Investors and Funding Partners
Many startups raise money to fund growth, because revenue is low at the start. Investors provide cash in exchange for equity, which is a share of ownership. Common investor types include angel investors, seed funds, and venture capital firms.
Investors take high risk, hoping that a few startups in their portfolio will succeed in a big way. Their money can help a startup move faster, but it also adds pressure to grow and hit targets.
Why Startups Matter in Modern Economies
Startups matter because they can create new products, jobs, and industries. Many services people use daily began as small startups run by a few people with an idea. Over time, some of these companies grow into large, global firms.
Even startups that fail can have a positive effect. They train people to think in new ways, test new ideas, and share skills that move to other companies. This cycle supports innovation in many regions.
For individuals, understanding what startups are helps with career choices, investment decisions, and even how to think about solving problems in daily life.
Should You Join or Start a Startup?
Knowing what startups are leads to a natural question: should you join one or start one? The answer depends on your goals, risk tolerance, and stage of life.
A startup can offer fast learning, broad responsibilities, and potential upside if the company succeeds. At the same time, the risk of failure, long hours, and uncertainty can be stressful.

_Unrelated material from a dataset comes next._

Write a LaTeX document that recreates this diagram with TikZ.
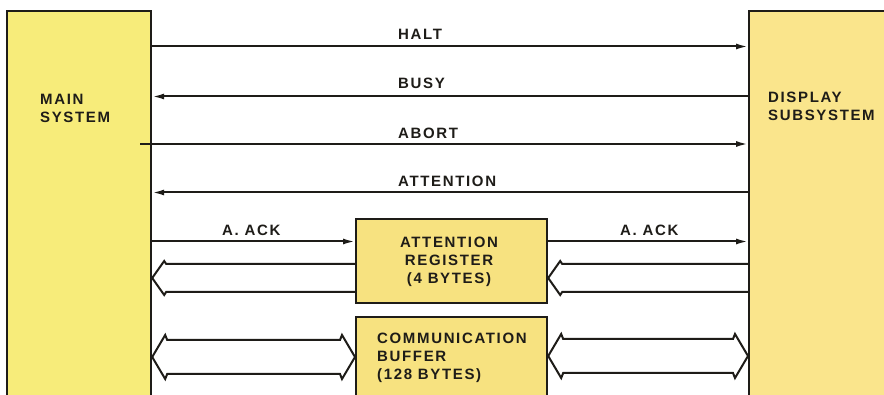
\documentclass[tikz,border=0pt]{standalone}
\usepackage{fontspec}
\newfontfamily\labfont[LetterSpace=11]{Liberation Sans}
\usetikzlibrary{arrows.meta,calc}
\definecolor{ink}{RGB}{30,28,24}
\definecolor{mainyel}{RGB}{247,236,122}
\definecolor{dispyel}{RGB}{250,229,140}
\definecolor{boxyel}{RGB}{247,226,128}
\begin{document}
\begin{tikzpicture}[x=1pt,y=-1pt,
  lab/.style={font={\labfont\bfseries\fontsize{15}{18}\selectfont}, inner sep=0pt, text=ink},
  box/.style={draw=ink, line width=2.2pt, inner sep=0pt},
  sig/.style={draw=ink, line width=2pt, -{Latex[length=12pt,width=6pt]}},
  fat/.style={draw=ink, line width=2pt, line join=miter}]
\useasboundingbox (0,0) rectangle (884,395);
\clip (0,0) rectangle (884,395);
\fill[white] (0,0) rectangle (884,395);
% boxes
\node[box, fill=mainyel, anchor=north west, minimum width=144pt, minimum height=400pt] (main) at (6,10) {};
\node[box, fill=dispyel, anchor=north west, minimum width=150pt, minimum height=400pt] (disp) at (748,10) {};
\node[box, fill=boxyel, anchor=north west, minimum width=191pt, minimum height=84pt] (attn) at (355,218) {};
\node[box, fill=boxyel, anchor=north west, minimum width=191pt, minimum height=100pt] (comm) at (355,316) {};
% box texts
\node[lab, anchor=north west, align=left] (mainlbl) at (40,94) {MAIN\\SYSTEM};
\node[lab, anchor=north west, align=left] (displbl) at (768,92) {DISPLAY\\SUBSYSTEM};
\node[lab, anchor=north, align=center] (attnlbl) at (449,237) {ATTENTION\\REGISTER\\(4 BYTES)};
\node[lab, anchor=north west, align=left] (commlbl) at (377,333) {COMMUNICATION\\BUFFER\\(128 BYTES)};
% signal lines
\coordinate (abortstart) at (140,144);
\draw[sig] (main.east |- 0,46.5) -- (disp.west |- 0,46.5);
\draw[sig] (disp.west |- 0,96.5) -- (main.east |- 0,96.5);
\draw[sig] (abortstart) -- (disp.west |- abortstart);
\draw[sig] (disp.west |- 0,192.5) -- (main.east |- 0,192.5);
\draw[sig] (main.east |- 0,241.5) -- (attn.west |- 0,241.5);
\draw[sig] (attn.east |- 0,241.5) -- (disp.west |- 0,241.5);
% signal labels
\node[lab, anchor=base west] (halt) at (398,40) {HALT};
\node[lab, anchor=base west] (busy) at (398,89) {BUSY};
\node[lab, anchor=base west] (abort) at (398,139) {ABORT};
\node[lab, anchor=base west] (atten) at (398,187) {ATTENTION};
\node[lab, anchor=base west] (ack1) at (222,236) {A. ACK};
\node[lab, anchor=base west] (ack2) at (620,236) {A. ACK};
% fat arrow: attention register -> main
\coordinate (a1) at (main.east |- 0,278);
\draw[fat] (attn.west |- 0,264) -- ($(a1)+(14,-14)$) -- ($(a1)+(12,-17)$) -- (a1)
  -- ($(a1)+(12,17)$) -- ($(a1)+(14,14)$) -- (attn.west |- 0,292);
% fat arrow: display -> attention register
\coordinate (a2) at (attn.east |- 0,278);
\draw[fat] (disp.west |- 0,264) -- ($(a2)+(14,-14)$) -- ($(a2)+(12,-17)$) -- (a2)
  -- ($(a2)+(12,17)$) -- ($(a2)+(14,14)$) -- (disp.west |- 0,292);
% double fat arrow: main <-> communication buffer
\coordinate (c1l) at (main.east |- 0,357);
\coordinate (c1r) at (comm.west |- 0,357);
\draw[fat] ($(c1l)+(15,-17)$) -- ($(c1l)+(13,-22)$) -- (c1l) -- ($(c1l)+(13,22)$) -- ($(c1l)+(15,17)$)
  -- ($(c1r)+(-15,17)$) -- ($(c1r)+(-13,22)$) -- (c1r) -- ($(c1r)+(-13,-22)$) -- ($(c1r)+(-15,-17)$) -- cycle;
% double fat arrow: communication buffer <-> display
\coordinate (c2l) at (comm.east |- 0,356);
\coordinate (c2r) at (disp.west |- 0,356);
\draw[fat] ($(c2l)+(15,-17)$) -- ($(c2l)+(13,-22)$) -- (c2l) -- ($(c2l)+(13,22)$) -- ($(c2l)+(15,17)$)
  -- ($(c2r)+(-15,17)$) -- ($(c2r)+(-13,22)$) -- (c2r) -- ($(c2r)+(-13,-22)$) -- ($(c2r)+(-15,-17)$) -- cycle;
\end{tikzpicture}
\end{document}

If you are curious, a good first step is to work for a startup before founding one. You will see how decisions are made, how teams handle pressure, and whether this style of work suits you.
Recap: What Are Startups in Simple Terms?
To sum up, startups are young, high-growth companies built to test and grow a new product or service under uncertainty. They aim for scale, often use technology, and accept higher risk in exchange for the chance of big rewards.
Startups differ from small businesses in goals, funding, and growth style. They move fast, change often, and try to find a business model that works at large scale. Whether you want to join one, start one, or just understand the buzz, this clear view of what startups are gives you a solid base.